» **Data extract**
===============
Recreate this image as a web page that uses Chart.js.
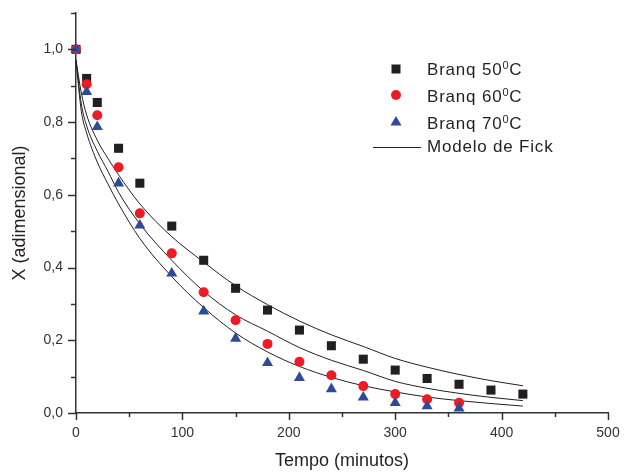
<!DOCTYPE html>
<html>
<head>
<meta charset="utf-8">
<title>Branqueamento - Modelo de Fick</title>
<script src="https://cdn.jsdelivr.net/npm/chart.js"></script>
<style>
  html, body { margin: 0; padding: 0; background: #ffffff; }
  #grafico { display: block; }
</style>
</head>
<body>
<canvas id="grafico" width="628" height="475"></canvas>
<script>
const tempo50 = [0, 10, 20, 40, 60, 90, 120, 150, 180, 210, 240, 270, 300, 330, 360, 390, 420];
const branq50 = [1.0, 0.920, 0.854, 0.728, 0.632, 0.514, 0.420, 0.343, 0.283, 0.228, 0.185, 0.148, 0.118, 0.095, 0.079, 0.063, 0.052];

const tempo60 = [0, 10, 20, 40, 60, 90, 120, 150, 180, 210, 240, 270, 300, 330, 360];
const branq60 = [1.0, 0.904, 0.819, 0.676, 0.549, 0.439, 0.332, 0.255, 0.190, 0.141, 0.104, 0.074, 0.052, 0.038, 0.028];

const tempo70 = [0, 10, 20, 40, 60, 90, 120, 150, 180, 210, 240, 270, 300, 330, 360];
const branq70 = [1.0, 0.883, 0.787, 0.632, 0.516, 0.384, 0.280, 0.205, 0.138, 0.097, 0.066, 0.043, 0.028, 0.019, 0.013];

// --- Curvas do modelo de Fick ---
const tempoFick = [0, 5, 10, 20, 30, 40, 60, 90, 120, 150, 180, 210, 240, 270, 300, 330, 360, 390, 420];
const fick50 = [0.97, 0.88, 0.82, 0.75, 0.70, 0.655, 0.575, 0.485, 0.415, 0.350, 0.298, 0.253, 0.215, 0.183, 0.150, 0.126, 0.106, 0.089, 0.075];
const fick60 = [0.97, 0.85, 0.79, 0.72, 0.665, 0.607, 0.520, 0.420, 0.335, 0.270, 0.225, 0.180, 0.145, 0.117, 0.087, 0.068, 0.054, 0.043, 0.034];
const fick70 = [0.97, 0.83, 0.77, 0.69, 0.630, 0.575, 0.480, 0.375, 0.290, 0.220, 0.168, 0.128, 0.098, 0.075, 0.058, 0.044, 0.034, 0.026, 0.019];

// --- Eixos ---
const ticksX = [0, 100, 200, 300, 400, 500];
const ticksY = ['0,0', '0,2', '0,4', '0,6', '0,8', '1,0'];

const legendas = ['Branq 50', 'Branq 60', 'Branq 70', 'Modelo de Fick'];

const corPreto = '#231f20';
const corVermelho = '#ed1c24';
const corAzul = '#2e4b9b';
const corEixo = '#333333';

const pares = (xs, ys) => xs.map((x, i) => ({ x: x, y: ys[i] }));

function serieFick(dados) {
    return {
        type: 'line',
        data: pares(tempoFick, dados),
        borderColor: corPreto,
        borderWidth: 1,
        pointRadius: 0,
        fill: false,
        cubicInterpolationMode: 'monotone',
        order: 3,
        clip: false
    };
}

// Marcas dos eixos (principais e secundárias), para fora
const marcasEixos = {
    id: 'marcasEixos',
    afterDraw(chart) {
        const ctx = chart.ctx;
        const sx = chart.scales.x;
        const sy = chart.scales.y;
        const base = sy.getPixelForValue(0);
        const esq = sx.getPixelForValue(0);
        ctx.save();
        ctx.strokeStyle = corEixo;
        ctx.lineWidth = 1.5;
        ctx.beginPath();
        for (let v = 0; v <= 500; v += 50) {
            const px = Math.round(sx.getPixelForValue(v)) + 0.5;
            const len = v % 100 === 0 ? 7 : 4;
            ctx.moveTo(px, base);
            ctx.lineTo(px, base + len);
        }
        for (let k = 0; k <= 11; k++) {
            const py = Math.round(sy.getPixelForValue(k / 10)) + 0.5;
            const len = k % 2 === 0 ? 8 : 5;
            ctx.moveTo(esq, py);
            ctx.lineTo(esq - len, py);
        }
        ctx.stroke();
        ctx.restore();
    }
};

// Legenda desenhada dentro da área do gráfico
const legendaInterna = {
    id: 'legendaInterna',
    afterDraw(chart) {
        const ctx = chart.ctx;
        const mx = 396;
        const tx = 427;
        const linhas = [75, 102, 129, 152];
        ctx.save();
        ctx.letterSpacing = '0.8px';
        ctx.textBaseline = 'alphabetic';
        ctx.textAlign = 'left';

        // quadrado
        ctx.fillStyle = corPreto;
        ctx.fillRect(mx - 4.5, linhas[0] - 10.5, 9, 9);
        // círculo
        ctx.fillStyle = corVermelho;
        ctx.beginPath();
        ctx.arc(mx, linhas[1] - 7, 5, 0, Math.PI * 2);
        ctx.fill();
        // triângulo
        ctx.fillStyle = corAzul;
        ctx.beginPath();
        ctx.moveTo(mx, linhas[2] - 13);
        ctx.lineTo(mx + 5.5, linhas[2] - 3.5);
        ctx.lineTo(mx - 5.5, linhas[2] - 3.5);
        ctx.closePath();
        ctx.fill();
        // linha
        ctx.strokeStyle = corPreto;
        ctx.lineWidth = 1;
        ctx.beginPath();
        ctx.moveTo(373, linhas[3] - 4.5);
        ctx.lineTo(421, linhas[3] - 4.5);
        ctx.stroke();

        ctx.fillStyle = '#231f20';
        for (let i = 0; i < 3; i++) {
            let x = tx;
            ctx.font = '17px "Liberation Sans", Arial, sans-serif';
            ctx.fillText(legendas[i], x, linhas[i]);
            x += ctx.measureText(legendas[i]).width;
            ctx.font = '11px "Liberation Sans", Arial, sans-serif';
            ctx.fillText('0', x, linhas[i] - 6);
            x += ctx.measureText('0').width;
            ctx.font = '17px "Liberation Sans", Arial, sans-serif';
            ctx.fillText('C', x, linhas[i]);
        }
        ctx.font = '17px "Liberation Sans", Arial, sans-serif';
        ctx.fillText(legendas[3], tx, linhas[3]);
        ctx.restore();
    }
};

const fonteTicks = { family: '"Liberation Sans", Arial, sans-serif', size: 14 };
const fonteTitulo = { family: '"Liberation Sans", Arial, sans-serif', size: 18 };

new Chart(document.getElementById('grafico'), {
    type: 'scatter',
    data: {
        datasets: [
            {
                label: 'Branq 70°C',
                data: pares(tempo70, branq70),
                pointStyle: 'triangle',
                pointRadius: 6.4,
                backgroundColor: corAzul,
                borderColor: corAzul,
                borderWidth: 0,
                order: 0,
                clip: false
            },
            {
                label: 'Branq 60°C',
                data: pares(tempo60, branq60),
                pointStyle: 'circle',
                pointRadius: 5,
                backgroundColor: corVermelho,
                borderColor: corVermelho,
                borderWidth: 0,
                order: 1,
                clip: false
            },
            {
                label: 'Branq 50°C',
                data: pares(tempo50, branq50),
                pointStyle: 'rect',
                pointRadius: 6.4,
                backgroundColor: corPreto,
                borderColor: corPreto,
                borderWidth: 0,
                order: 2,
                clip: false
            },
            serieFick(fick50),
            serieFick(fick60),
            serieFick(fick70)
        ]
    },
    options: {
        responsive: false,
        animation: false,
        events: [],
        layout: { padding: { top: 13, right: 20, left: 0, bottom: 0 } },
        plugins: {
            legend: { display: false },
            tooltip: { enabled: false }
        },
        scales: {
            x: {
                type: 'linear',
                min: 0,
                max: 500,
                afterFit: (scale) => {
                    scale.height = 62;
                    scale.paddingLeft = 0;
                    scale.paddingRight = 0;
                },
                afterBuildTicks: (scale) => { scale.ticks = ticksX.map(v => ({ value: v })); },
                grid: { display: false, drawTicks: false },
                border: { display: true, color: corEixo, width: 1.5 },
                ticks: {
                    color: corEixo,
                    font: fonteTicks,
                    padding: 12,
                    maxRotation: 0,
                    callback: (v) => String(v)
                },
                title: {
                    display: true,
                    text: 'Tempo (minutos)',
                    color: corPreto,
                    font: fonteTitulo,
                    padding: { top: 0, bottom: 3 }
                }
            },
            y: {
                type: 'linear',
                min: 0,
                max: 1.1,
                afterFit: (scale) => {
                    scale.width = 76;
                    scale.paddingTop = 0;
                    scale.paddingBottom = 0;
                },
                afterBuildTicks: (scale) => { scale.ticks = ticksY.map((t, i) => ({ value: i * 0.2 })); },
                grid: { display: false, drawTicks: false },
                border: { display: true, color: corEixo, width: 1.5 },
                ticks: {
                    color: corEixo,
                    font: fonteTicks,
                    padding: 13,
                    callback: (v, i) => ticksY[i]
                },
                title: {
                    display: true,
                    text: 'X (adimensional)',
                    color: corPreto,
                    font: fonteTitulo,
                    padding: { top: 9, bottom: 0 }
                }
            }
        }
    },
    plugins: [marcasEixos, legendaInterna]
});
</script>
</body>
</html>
===============
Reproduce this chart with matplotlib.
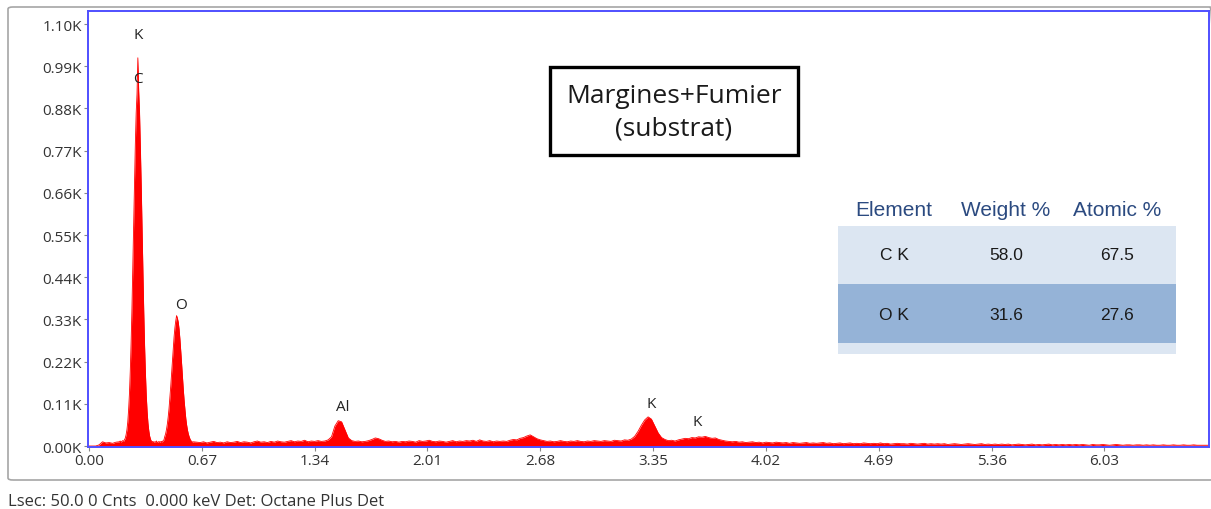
===============
» **Work to be completed**
Output exactly the lines from the one containing "Recreate this image" through the one containing "0.028, 0.019, 0.013];", both included, and nothing else; leave out any pictures.

» **Answer to this exercise**
Recreate this image as a web page that uses Chart.js.
<!DOCTYPE html>
<html>
<head>
<meta charset="utf-8">
<title>Branqueamento - Modelo de Fick</title>
<script src="https://cdn.jsdelivr.net/npm/chart.js"></script>
<style>
  html, body { margin: 0; padding: 0; background: #ffffff; }
  #grafico { display: block; }
</style>
</head>
<body>
<canvas id="grafico" width="628" height="475"></canvas>
<script>
const tempo50 = [0, 10, 20, 40, 60, 90, 120, 150, 180, 210, 240, 270, 300, 330, 360, 390, 420];
const branq50 = [1.0, 0.920, 0.854, 0.728, 0.632, 0.514, 0.420, 0.343, 0.283, 0.228, 0.185, 0.148, 0.118, 0.095, 0.079, 0.063, 0.052];

const tempo60 = [0, 10, 20, 40, 60, 90, 120, 150, 180, 210, 240, 270, 300, 330, 360];
const branq60 = [1.0, 0.904, 0.819, 0.676, 0.549, 0.439, 0.332, 0.255, 0.190, 0.141, 0.104, 0.074, 0.052, 0.038, 0.028];

const tempo70 = [0, 10, 20, 40, 60, 90, 120, 150, 180, 210, 240, 270, 300, 330, 360];
const branq70 = [1.0, 0.883, 0.787, 0.632, 0.516, 0.384, 0.280, 0.205, 0.138, 0.097, 0.066, 0.043, 0.028, 0.019, 0.013];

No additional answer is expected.